Untranslatable German: Feierabend Posted by Sten on Oct 30, 2020 in Culture, Language, People, Traditions, vocabulary
Es ist 17:00. Endlich! Feierabend. (It’s 5 pm. Finally! End of the work day.) Time to go home, or go by the Kneipe (bar) and get a Bier (beer) to relax and wind down. A typical, almost stereotypical German Brauch (tradition). And Feierabend is the untranslatable word here. Let’s look at what it means and what perhaps could be an English equivalent.
A Celebratory Evening
It can be used by itself to say that the workday comes to an end: Feierabend! If you tell Kollegen (colleagues) this, you’re basically telling them: “Come on, let’s call it a day”. Or you can say that you are “calling it a day” with: Ich mache Feierabend! (“I am doing the end of the day!” – freely translated to “I’m ending the work day and I’m leaving!”). But what does Feierabend mean?!
Feier means “party”, and Abend means “evening”. So a literal translation of the Feierabend is “party evening“. It is related to Feiertage (holidays), which are days of Ruhe (rest). Many times, like the Heiligabend (“Holy Evening”, Christmas Eve, the night before Christmas Day), the Feiertag preparations already begin the evening before, so that’s the Feierabend, the evening before a day of rest. That meaning stuck, and the word Feierabend simply became a word to describe the time after work. With the 9-5 work day, which is also normal in Germany, the Feierabend normally begins at 17:00 Uhr (5 pm).
To my knowledge, there is no English equivalent that catches the meaning of Feierabend in one word or with the exact same meaning. Feierabend is specifically associated with resting, winding down, leaving the work day behind and enjoying the evening. The closest comes the simple “end of the day”. But really, the feeling is expressed in different ways, like “calling it a day”, or saying “I’m off” instead of ich habe Feierabend to indicate that you’re not supposed to be working. This brings us to Feierabend as a Präfix (prefix)!

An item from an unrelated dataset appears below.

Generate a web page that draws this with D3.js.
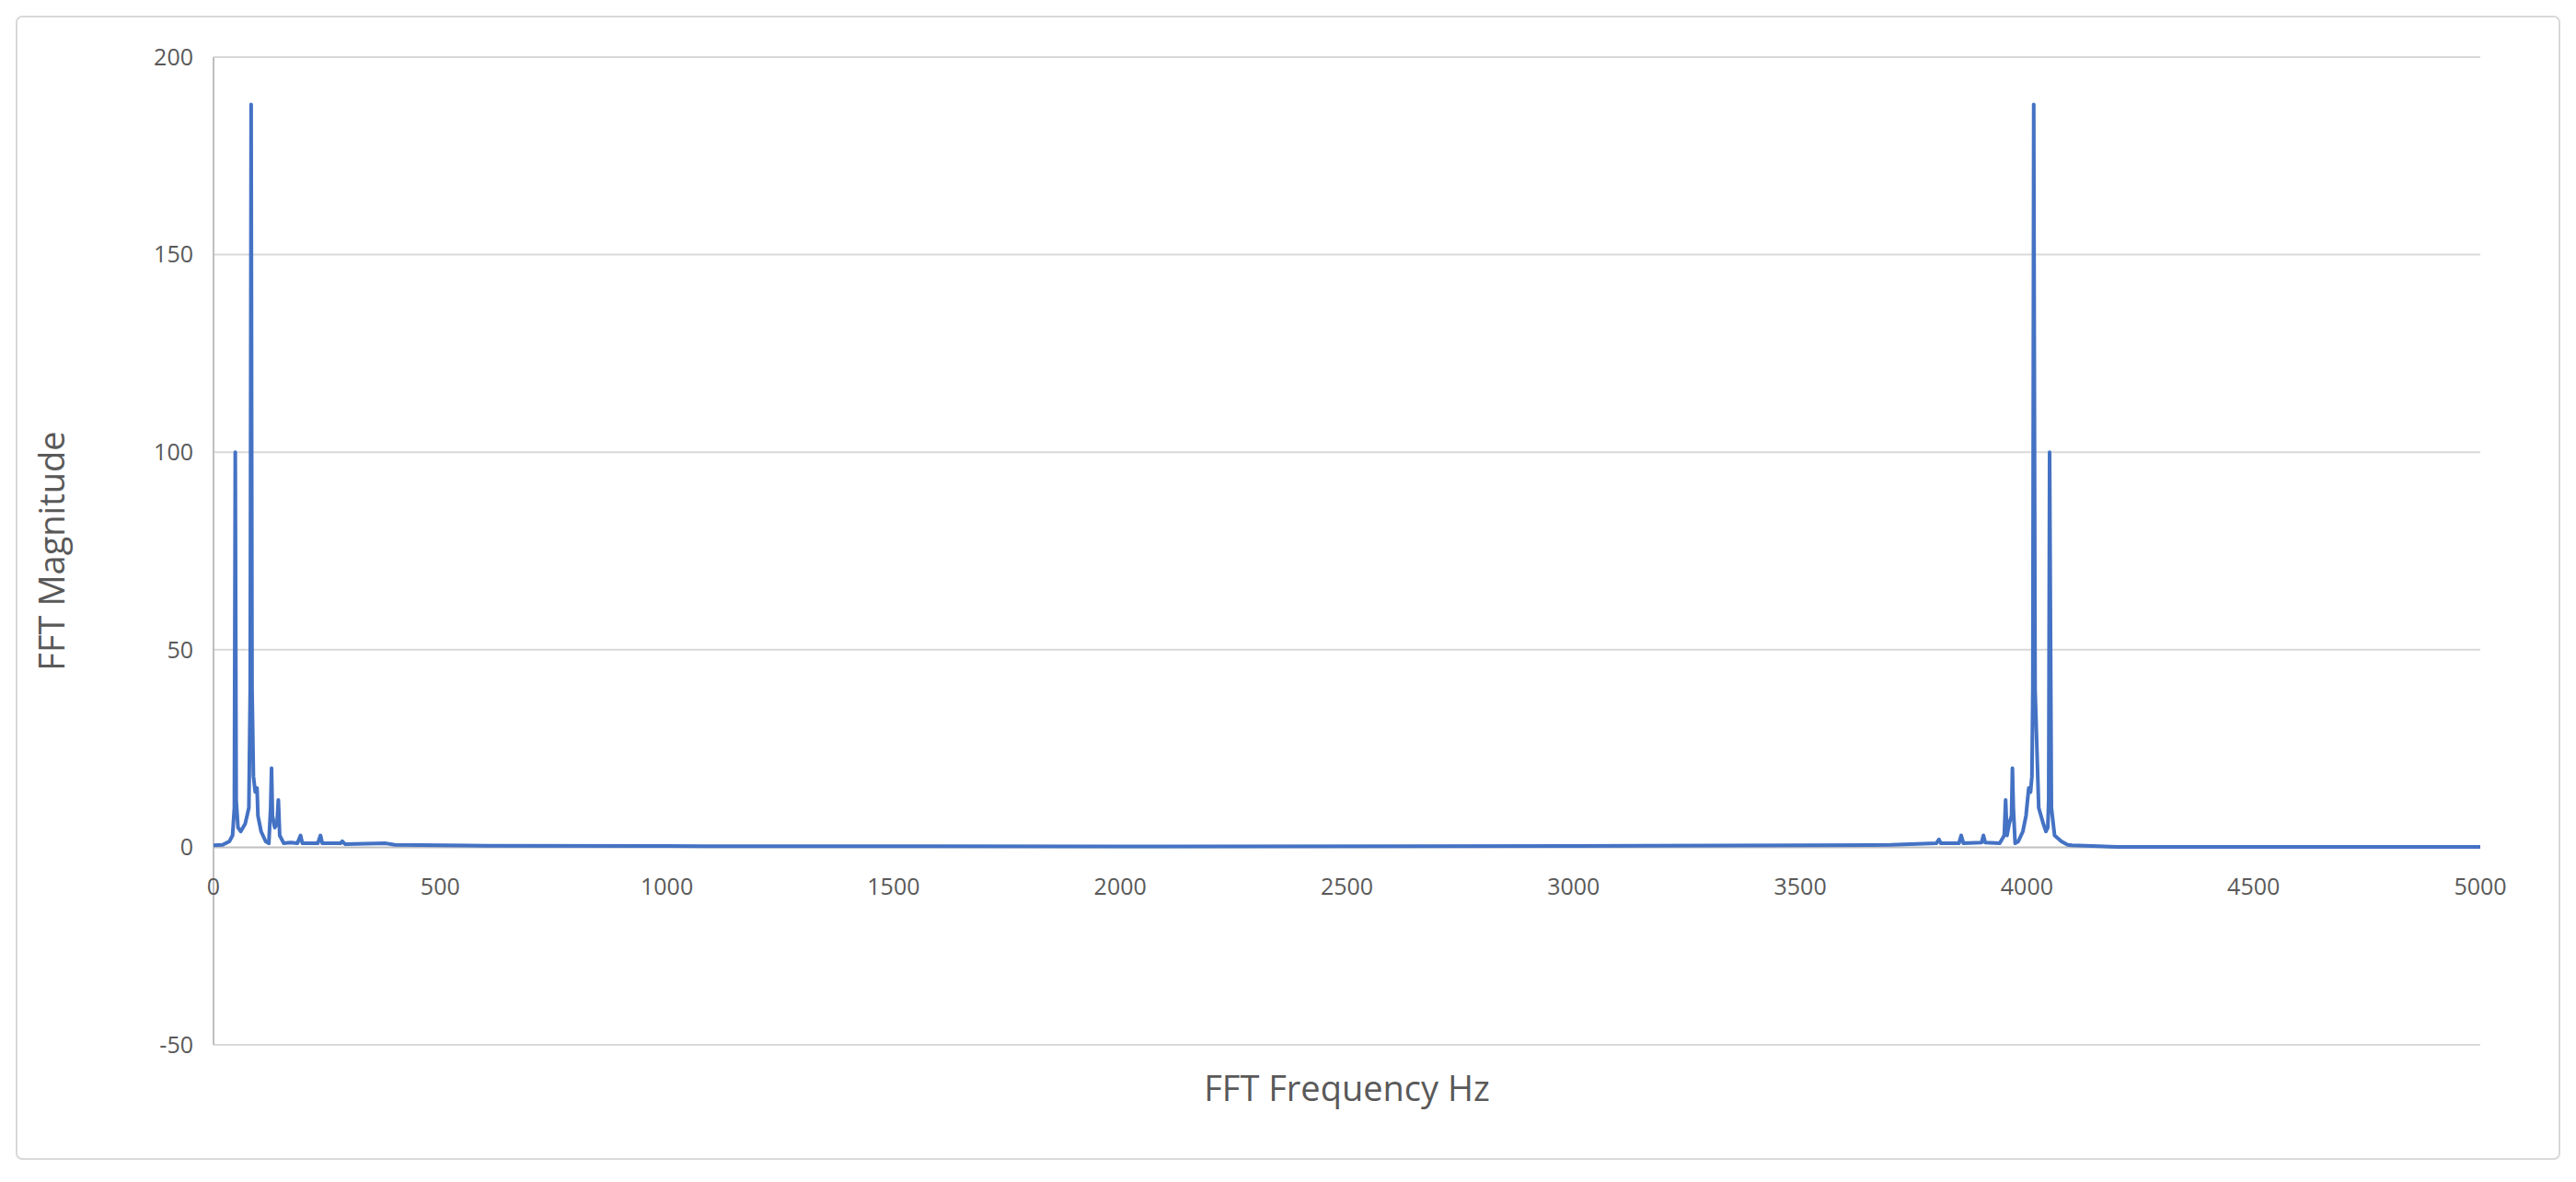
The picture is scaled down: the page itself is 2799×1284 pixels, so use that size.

It is very common in Germany to have a Feierabendbier (Feierabend beer) after work. Washing the stress and work pressure down with a refreshing, cold Pils. That’s a great preposition for many Germans! And the word Feierabend gives this specific Bier that meaning of relaxation. In that way, Feierabend can do that with many things. Feierabendlauf (end-of-day run), Feierabendspiel (end-of-day game), you can come up with many fun things to do after work! And you can use Feierabend as a Präfix there.